Write out the data below in full, unchanged, minus the images.

§ Data extract:
════════════════════
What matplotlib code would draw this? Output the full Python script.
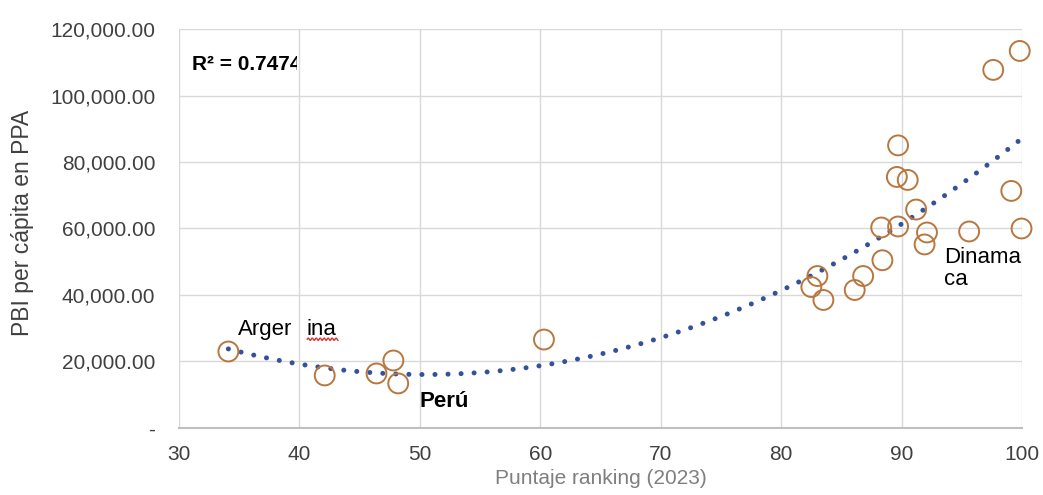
import numpy as np
import matplotlib
matplotlib.use("Agg")
import matplotlib.pyplot as plt
from matplotlib.ticker import FuncFormatter
from matplotlib.patches import Rectangle

plt.rcParams['font.family'] = ['Liberation Sans', 'DejaVu Sans']

# Data: ranking score (2023) vs GDP per capita PPP
puntaje = [34.1, 42.1, 46.4, 47.8, 48.2, 60.3,
           82.5, 83.0, 83.5, 86.1, 86.8, 88.3, 88.4, 89.6, 89.7, 89.7,
           90.5, 91.2, 91.9, 92.1, 95.6, 97.6, 99.1, 99.8, 99.95]
pbi = [23000, 15800, 16400, 20300, 13400, 26600,
       42400, 45700, 38500, 41500, 45700, 60300, 50450, 75500, 85000, 60600,
       74600, 65700, 55200, 58800, 59100, 107700, 71300, 113400, 60000]

x_ticks = [30, 40, 50, 60, 70, 80, 90, 100]
y_ticks = [0, 20000, 40000, 60000, 80000, 100000, 120000]

x = np.array(puntaje)
y = np.array(pbi)
coef = np.polyfit(x, y, 2)
xf = np.linspace(x.min(), x.max(), 300)
yf = np.polyval(coef, xf)

fig = plt.figure(figsize=(10.43, 4.95), dpi=100)
ax = fig.add_axes([0.1716, 0.1354, 0.8084, 0.806])

ax.set_xlim(30, 100)
ax.set_ylim(0, 120000)
ax.set_xticks(x_ticks)
ax.set_yticks(y_ticks)

ax.grid(True, color='#D9D9D9', linewidth=1.0, zorder=0)
for s in ['top', 'right', 'left']:
    ax.spines[s].set_visible(False)
ax.spines['bottom'].set_color('#BFBFBF')
ax.spines['bottom'].set_linewidth(1.5)

def yfmt(v, pos):
    if abs(v) < 1e-6:
        return '-'
    return f'{v:,.2f}'
ax.yaxis.set_major_formatter(FuncFormatter(yfmt))
ax.tick_params(axis='both', length=0, labelsize=15, labelcolor='#404040')
ax.tick_params(axis='y', pad=17)
ax.tick_params(axis='x', pad=12)

ax.plot(xf, yf, color='#34519A', linewidth=3.6,
        linestyle=(0, (0.01, 2.6)), dash_capstyle='round', zorder=3)

ax.scatter(x, y, s=205, facecolors='none', edgecolors='#B8773F',
           linewidths=1.4, zorder=4, clip_on=False)

ax.set_xlabel('Puntaje ranking (2023)', fontsize=15, color='#7F7F7F', labelpad=4)
ax.set_ylabel('PBI per cápita en PPA', fontsize=16.5, color='#404040')
ax.yaxis.set_label_coords(-0.172, 0.515)

t = ax.text(31.1, 109200, 'R² = 0.7474', fontsize=15, fontweight='bold',
            color='#000000', va='center', ha='left', zorder=5, clip_on=True)
clip = Rectangle((30, 100000), 9.8, 20000, transform=ax.transData,
                 facecolor='none', edgecolor='none')
ax.add_patch(clip)
t.set_clip_path(clip)

ax.text(34.9, 29600, 'Arger', fontsize=16, color='#000000', va='center', ha='left', zorder=5)
ax.text(40.6, 29600, 'ina', fontsize=16, color='#000000', va='center', ha='left', zorder=5)
# spell-check squiggle under "ina"
wx = np.linspace(40.65, 43.2, 60)
wy = 26700 + 350 * np.sin((wx - 40.65) / 0.33 * 2 * np.pi)
ax.plot(wx, wy, color='#E03030', linewidth=1.0, zorder=5)

ax.text(50.0, 8000, 'Perú', fontsize=16, fontweight='bold', color='#000000',
        va='center', ha='left', zorder=5)
ax.text(93.5, 48000, 'Dinama\nca', fontsize=16, color='#000000',
        va='center', ha='left', linespacing=1.1, zorder=5, clip_on=True)

fig.savefig('out.png', dpi=100, facecolor='white')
════════════════════
§ Result below:
What matplotlib code would draw this? Output the full Python script.
import numpy as np
import matplotlib
matplotlib.use("Agg")
import matplotlib.pyplot as plt
from matplotlib.ticker import FuncFormatter
from matplotlib.patches import Rectangle

plt.rcParams['font.family'] = ['Liberation Sans', 'DejaVu Sans']

# Data: ranking score (2023) vs GDP per capita PPP
puntaje = [34.1, 42.1, 46.4, 47.8, 48.2, 60.3,
           82.5, 83.0, 83.5, 86.1, 86.8, 88.3, 88.4, 89.6, 89.7, 89.7,
           90.5, 91.2, 91.9, 92.1, 95.6, 97.6, 99.1, 99.8, 99.95]
pbi = [23000, 15800, 16400, 20300, 13400, 26600,
       42400, 45700, 38500, 41500, 45700, 60300, 50450, 75500, 85000, 60600,
       74600, 65700, 55200, 58800, 59100, 107700, 71300, 113400, 60000]

x_ticks = [30, 40, 50, 60, 70, 80, 90, 100]
y_ticks = [0, 20000, 40000, 60000, 80000, 100000, 120000]

x = np.array(puntaje)
y = np.array(pbi)
coef = np.polyfit(x, y, 2)
xf = np.linspace(x.min(), x.max(), 300)
yf = np.polyval(coef, xf)

fig = plt.figure(figsize=(10.43, 4.95), dpi=100)
ax = fig.add_axes([0.1716, 0.1354, 0.8084, 0.806])

ax.set_xlim(30, 100)
ax.set_ylim(0, 120000)
ax.set_xticks(x_ticks)
ax.set_yticks(y_ticks)

ax.grid(True, color='#D9D9D9', linewidth=1.0, zorder=0)
for s in ['top', 'right', 'left']:
    ax.spines[s].set_visible(False)
ax.spines['bottom'].set_color('#BFBFBF')
ax.spines['bottom'].set_linewidth(1.5)

def yfmt(v, pos):
    if abs(v) < 1e-6:
        return '-'
    return f'{v:,.2f}'
ax.yaxis.set_major_formatter(FuncFormatter(yfmt))
ax.tick_params(axis='both', length=0, labelsize=15, labelcolor='#404040')
ax.tick_params(axis='y', pad=17)
ax.tick_params(axis='x', pad=12)

ax.plot(xf, yf, color='#34519A', linewidth=3.6,
        linestyle=(0, (0.01, 2.6)), dash_capstyle='round', zorder=3)

ax.scatter(x, y, s=205, facecolors='none', edgecolors='#B8773F',
           linewidths=1.4, zorder=4, clip_on=False)

ax.set_xlabel('Puntaje ranking (2023)', fontsize=15, color='#7F7F7F', labelpad=4)
ax.set_ylabel('PBI per cápita en PPA', fontsize=16.5, color='#404040')
ax.yaxis.set_label_coords(-0.172, 0.515)

t = ax.text(31.1, 109200, 'R² = 0.7474', fontsize=15, fontweight='bold',
            color='#000000', va='center', ha='left', zorder=5, clip_on=True)
clip = Rectangle((30, 100000), 9.8, 20000, transform=ax.transData,
                 facecolor='none', edgecolor='none')
ax.add_patch(clip)
t.set_clip_path(clip)

ax.text(34.9, 29600, 'Arger', fontsize=16, color='#000000', va='center', ha='left', zorder=5)
ax.text(40.6, 29600, 'ina', fontsize=16, color='#000000', va='center', ha='left', zorder=5)
# spell-check squiggle under "ina"
wx = np.linspace(40.65, 43.2, 60)
wy = 26700 + 350 * np.sin((wx - 40.65) / 0.33 * 2 * np.pi)
ax.plot(wx, wy, color='#E03030', linewidth=1.0, zorder=5)

ax.text(50.0, 8000, 'Perú', fontsize=16, fontweight='bold', color='#000000',
        va='center', ha='left', zorder=5)
ax.text(93.5, 48000, 'Dinama\nca', fontsize=16, color='#000000',
        va='center', ha='left', linespacing=1.1, zorder=5, clip_on=True)

fig.savefig('out.png', dpi=100, facecolor='white')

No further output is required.